We look forward to seeing you on beautiful Arrernte Country soon!
This is the first time an annual AAS conference is to be held at Mparntwe/Alice Springs. We want to take this opportunity to gather anthropologists from far and wide and introduce them to the splendour of Arrernte Country. We are also inviting delegates to participate in what makes Mparntwe/Alice Springs so special, providing an inspiration for the presentations, panels and plenary sessions. Our conference theme – Lines, Layers, Depth – pays homage to Mparntwe/Alice Springs, and the intertwining of its tracks of dancing Dreaming caterpillars, the contour lines of Alhekulyele/Mt Gillen against the desert sky, the telegraph line that marked Mparntwe on the maps of the colonialists, the lines of representation in desert art, and the intertwining storylines of and about Mparntwe/Alice Springs.

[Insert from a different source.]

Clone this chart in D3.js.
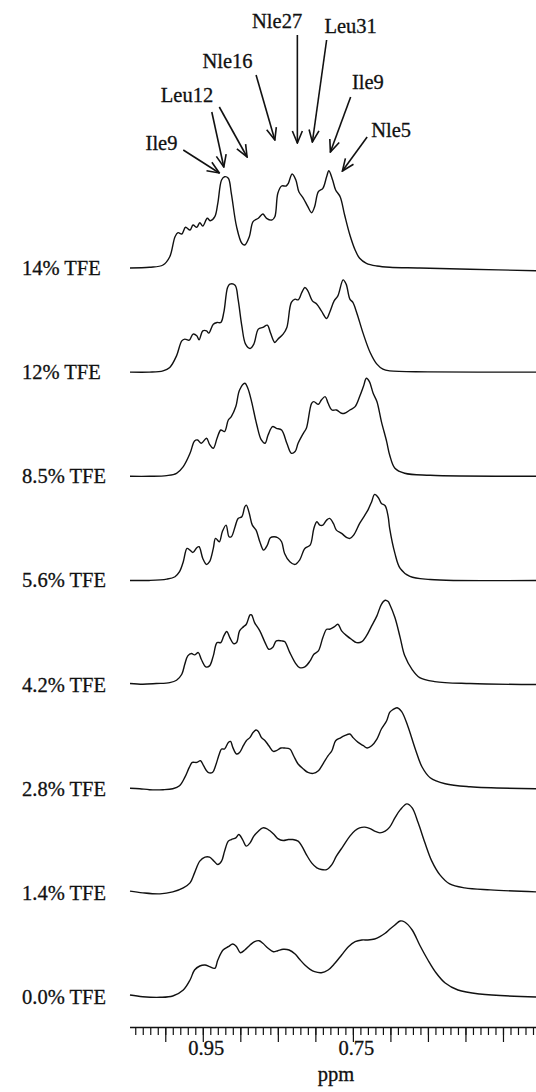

Mparntwe/Alice Springs layers stories of Dreaming dingos and thylacines fighting; stories of Arrernte ways of being in the world; stories about telegraph stations, pioneers, frontiers and massacres; stories about migrants who have come to live and work here over time; stories about violence, curfews and vigilantes; stories of military bases and technologies of war and surveillance; as well as stories of kin, Country and friendship, of art, music, and film. Mparntwe/Alice Springs is many-layered in so many other ways, as well – metaphysically, geologically, politically, socially, anthropologically. We live on layers of soil, rock and stone, permeated by water flows and cradling aquifers. Strata not just make up the ground beneath our feet, strata layer us in society and politics, think class, levels of government, the hierarchy of the court system, and more.
Layers are separate but interconnected, they themselves are part of something larger, they co-exist, build on each other, may rub against each other, feed or consume each other. Depth is created, re-created and deconstructed and created again, by combining lines, layers and spaces, not just in storytelling but also in music, visual arts, design, planning and, we suggest, in anthropology.
Our theme – Lines, Layers, Depth – is an invitation to think with Mparntwe/Alice Springs as a place. We invite participants to interpret the conference theme as widely, broadly, deeply as they wish, and encourage panels in their capacity to extend outwards from this notion.
Keynote Speaker: J. Kēhaulani Kauanui
Plenary Speakers: Tess Lea (Chair), Amanda Kearney, Ben Scambary, Gretchen Stolte, J. Kēhaulani Kauanui, Suzi Hutchings, Tim Neale.